The exercise:
Repeat, exactly and completely, the material that follows. Omit the pictures.

Start

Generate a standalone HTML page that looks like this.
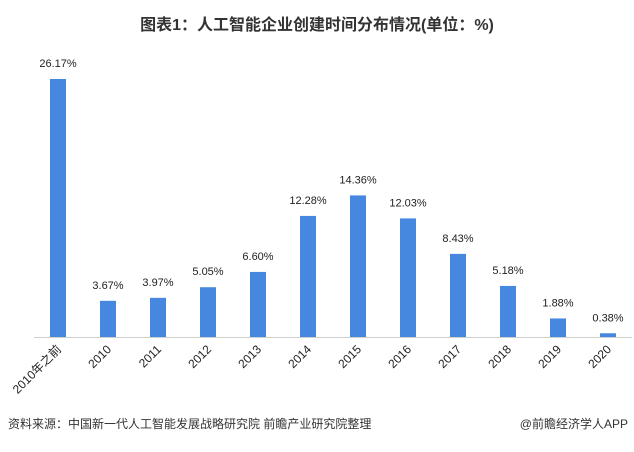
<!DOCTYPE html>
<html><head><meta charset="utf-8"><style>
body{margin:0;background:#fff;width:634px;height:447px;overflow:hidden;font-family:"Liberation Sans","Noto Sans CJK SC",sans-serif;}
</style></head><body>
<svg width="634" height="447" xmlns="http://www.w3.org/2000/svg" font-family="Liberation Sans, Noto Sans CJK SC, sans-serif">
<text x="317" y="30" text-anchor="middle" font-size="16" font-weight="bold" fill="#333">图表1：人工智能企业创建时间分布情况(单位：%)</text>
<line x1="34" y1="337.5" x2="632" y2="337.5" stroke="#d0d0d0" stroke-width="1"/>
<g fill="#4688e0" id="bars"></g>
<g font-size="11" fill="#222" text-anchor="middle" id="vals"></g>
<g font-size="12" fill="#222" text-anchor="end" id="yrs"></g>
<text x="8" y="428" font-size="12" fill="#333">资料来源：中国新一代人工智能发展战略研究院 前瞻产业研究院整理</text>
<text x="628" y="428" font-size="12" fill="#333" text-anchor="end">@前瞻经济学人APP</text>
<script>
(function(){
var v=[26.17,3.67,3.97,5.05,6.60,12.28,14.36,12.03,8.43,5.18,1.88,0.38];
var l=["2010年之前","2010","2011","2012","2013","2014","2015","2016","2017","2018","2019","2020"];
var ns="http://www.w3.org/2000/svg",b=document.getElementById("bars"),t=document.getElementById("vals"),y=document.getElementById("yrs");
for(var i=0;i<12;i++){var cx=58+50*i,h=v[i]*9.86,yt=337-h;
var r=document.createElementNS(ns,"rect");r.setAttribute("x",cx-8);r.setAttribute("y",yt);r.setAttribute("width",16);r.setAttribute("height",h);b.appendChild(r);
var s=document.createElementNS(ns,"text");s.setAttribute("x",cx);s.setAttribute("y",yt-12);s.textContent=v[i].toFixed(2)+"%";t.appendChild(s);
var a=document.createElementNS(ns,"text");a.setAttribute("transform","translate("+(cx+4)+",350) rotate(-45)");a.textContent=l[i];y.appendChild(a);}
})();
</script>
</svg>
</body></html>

End

Exercise result:
Generate a standalone HTML page that looks like this.
<!DOCTYPE html>
<html><head><meta charset="utf-8"><style>
body{margin:0;background:#fff;width:634px;height:447px;overflow:hidden;font-family:"Liberation Sans","Noto Sans CJK SC",sans-serif;}
</style></head><body>
<svg width="634" height="447" xmlns="http://www.w3.org/2000/svg" font-family="Liberation Sans, Noto Sans CJK SC, sans-serif">
<text x="317" y="30" text-anchor="middle" font-size="16" font-weight="bold" fill="#333">图表1：人工智能企业创建时间分布情况(单位：%)</text>
<line x1="34" y1="337.5" x2="632" y2="337.5" stroke="#d0d0d0" stroke-width="1"/>
<g fill="#4688e0" id="bars"></g>
<g font-size="11" fill="#222" text-anchor="middle" id="vals"></g>
<g font-size="12" fill="#222" text-anchor="end" id="yrs"></g>
<text x="8" y="428" font-size="12" fill="#333">资料来源：中国新一代人工智能发展战略研究院 前瞻产业研究院整理</text>
<text x="628" y="428" font-size="12" fill="#333" text-anchor="end">@前瞻经济学人APP</text>
<script>
(function(){
var v=[26.17,3.67,3.97,5.05,6.60,12.28,14.36,12.03,8.43,5.18,1.88,0.38];
var l=["2010年之前","2010","2011","2012","2013","2014","2015","2016","2017","2018","2019","2020"];
var ns="http://www.w3.org/2000/svg",b=document.getElementById("bars"),t=document.getElementById("vals"),y=document.getElementById("yrs");
for(var i=0;i<12;i++){var cx=58+50*i,h=v[i]*9.86,yt=337-h;
var r=document.createElementNS(ns,"rect");r.setAttribute("x",cx-8);r.setAttribute("y",yt);r.setAttribute("width",16);r.setAttribute("height",h);b.appendChild(r);
var s=document.createElementNS(ns,"text");s.setAttribute("x",cx);s.setAttribute("y",yt-12);s.textContent=v[i].toFixed(2)+"%";t.appendChild(s);
var a=document.createElementNS(ns,"text");a.setAttribute("transform","translate("+(cx+4)+",350) rotate(-45)");a.textContent=l[i];y.appendChild(a);}
})();
</script>
</svg>
</body></html>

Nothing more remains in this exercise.